One of the types being collected and analyzed are hones or whetstones — stones used to sharpen knives and other bladed tools. Most of these are sandstone but there are examples made from other stone types as well. Some are heavily worn by the sharpening process but it is unknown whether these were used for stone or metal sharpening. Perhaps microscopic analysis could help determine this. Another artifact type being consolidated and organized for the reference collection is tobacco pipe waste. These fired ceramic pieces of tobacco pipes are numerous in the Jamestown collection, some of which even bear fingerprints, perhaps of Robert Cotton, Jamestown’s first pipe maker. Also added to the reference collection this month are clay balls — smooth, rounded, and fired. The curatorial team is unsure what these were used for but they show up in contexts as early as 1608. Maybe these were heated and used for cooking. Maybe they were the specific amount of clay used to create pipes. Maybe they were used for games such as bowling. Maybe somebody was just bored.

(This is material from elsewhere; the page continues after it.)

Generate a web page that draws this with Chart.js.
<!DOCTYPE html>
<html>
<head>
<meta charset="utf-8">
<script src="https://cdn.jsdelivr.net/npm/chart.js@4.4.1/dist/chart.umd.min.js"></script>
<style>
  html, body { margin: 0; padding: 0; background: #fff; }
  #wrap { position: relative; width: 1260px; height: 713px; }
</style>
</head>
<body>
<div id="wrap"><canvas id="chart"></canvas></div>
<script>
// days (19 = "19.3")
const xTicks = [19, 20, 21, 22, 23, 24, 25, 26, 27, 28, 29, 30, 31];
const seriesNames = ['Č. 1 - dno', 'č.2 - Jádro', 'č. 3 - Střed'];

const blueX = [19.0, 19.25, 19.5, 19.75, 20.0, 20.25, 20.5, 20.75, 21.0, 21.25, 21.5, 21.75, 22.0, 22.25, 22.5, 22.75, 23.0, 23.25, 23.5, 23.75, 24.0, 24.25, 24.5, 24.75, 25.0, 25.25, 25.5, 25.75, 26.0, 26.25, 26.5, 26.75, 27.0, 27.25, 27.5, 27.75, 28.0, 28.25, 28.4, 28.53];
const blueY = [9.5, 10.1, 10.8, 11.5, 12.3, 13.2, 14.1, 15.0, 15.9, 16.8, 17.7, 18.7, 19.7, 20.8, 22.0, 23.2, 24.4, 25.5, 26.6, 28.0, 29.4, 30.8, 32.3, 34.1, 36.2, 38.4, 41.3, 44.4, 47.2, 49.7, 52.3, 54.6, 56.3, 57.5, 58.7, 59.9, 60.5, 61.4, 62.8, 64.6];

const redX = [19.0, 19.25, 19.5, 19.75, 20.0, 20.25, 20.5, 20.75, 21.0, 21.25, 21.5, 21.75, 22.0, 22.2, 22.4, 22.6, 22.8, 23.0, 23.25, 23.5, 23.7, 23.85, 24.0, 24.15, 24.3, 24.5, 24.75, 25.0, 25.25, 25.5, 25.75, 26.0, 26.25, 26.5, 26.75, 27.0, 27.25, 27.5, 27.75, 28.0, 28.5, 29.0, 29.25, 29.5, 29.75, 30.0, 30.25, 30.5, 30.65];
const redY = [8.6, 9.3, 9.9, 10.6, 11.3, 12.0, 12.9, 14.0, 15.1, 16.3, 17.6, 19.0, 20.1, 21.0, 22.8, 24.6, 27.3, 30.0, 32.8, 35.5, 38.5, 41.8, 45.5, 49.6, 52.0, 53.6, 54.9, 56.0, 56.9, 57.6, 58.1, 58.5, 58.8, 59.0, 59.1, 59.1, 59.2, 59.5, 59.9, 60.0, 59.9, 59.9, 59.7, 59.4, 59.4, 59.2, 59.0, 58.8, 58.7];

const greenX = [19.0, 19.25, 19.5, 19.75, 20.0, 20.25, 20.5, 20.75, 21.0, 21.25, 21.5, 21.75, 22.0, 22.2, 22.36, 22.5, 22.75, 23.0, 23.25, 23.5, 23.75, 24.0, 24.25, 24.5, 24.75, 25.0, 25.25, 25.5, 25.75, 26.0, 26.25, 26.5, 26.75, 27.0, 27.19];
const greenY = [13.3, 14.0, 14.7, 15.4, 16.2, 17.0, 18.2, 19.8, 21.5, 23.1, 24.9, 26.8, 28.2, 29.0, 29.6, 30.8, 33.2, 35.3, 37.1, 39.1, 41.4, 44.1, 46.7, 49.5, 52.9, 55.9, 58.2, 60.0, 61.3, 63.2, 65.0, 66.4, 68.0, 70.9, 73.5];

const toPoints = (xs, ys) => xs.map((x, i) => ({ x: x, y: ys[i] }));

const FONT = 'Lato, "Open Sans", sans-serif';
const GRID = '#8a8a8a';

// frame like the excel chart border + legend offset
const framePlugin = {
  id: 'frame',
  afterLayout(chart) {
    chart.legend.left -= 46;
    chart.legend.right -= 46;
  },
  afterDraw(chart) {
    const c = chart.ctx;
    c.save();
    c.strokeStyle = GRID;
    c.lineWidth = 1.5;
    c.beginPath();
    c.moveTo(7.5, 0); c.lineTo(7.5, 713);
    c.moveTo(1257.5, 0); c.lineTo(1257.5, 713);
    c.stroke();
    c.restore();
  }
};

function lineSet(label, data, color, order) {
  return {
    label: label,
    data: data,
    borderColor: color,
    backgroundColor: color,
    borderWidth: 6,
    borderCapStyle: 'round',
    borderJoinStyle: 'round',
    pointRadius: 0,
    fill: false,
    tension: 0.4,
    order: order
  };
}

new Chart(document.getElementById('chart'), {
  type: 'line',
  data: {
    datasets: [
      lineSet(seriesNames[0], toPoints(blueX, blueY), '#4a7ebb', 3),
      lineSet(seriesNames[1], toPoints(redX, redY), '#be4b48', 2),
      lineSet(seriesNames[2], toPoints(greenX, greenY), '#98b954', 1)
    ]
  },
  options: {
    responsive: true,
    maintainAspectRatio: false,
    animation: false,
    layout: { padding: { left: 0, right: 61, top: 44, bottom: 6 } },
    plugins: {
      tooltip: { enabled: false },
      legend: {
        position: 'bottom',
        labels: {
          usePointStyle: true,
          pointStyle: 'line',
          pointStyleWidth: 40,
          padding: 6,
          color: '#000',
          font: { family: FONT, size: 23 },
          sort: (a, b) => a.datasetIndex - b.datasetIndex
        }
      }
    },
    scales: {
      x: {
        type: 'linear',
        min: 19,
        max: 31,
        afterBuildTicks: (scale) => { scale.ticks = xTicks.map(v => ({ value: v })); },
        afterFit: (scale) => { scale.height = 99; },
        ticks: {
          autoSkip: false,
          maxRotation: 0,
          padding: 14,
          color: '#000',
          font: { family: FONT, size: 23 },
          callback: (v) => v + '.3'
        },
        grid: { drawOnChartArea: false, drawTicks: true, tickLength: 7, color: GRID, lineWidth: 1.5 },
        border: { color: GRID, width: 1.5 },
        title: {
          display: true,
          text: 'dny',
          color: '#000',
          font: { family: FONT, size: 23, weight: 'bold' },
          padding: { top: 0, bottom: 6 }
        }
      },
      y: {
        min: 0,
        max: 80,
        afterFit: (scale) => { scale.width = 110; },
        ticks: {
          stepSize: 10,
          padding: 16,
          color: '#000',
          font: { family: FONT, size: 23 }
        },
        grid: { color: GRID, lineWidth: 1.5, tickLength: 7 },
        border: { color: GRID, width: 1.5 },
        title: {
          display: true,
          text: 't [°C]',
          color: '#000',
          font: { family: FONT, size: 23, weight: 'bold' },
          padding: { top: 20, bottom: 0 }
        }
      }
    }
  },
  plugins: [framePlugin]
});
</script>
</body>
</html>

Gun flints are another artifact type being pulled and analyzed for the reference collection. There are over 100 of these in our collection, and like the other artifacts being pulled for the reference collection, they’re being weighed and measured to update the collections database. Each one is also being examined to confirm it’s truly flint, an indication that it’s of English rather than Virginian origin. Finally, Jamestown’s shell collection is also receiving the reference collection treatment. Many initial database identifications list them simply as “snail,” so research is ongoing to more precisely identify the species and thus perhaps where they came from. These efforts have led to the discovery of several newly-identified types as well as more examples of common types such as the ribbed mussel, used to create shell beads inside James Fort.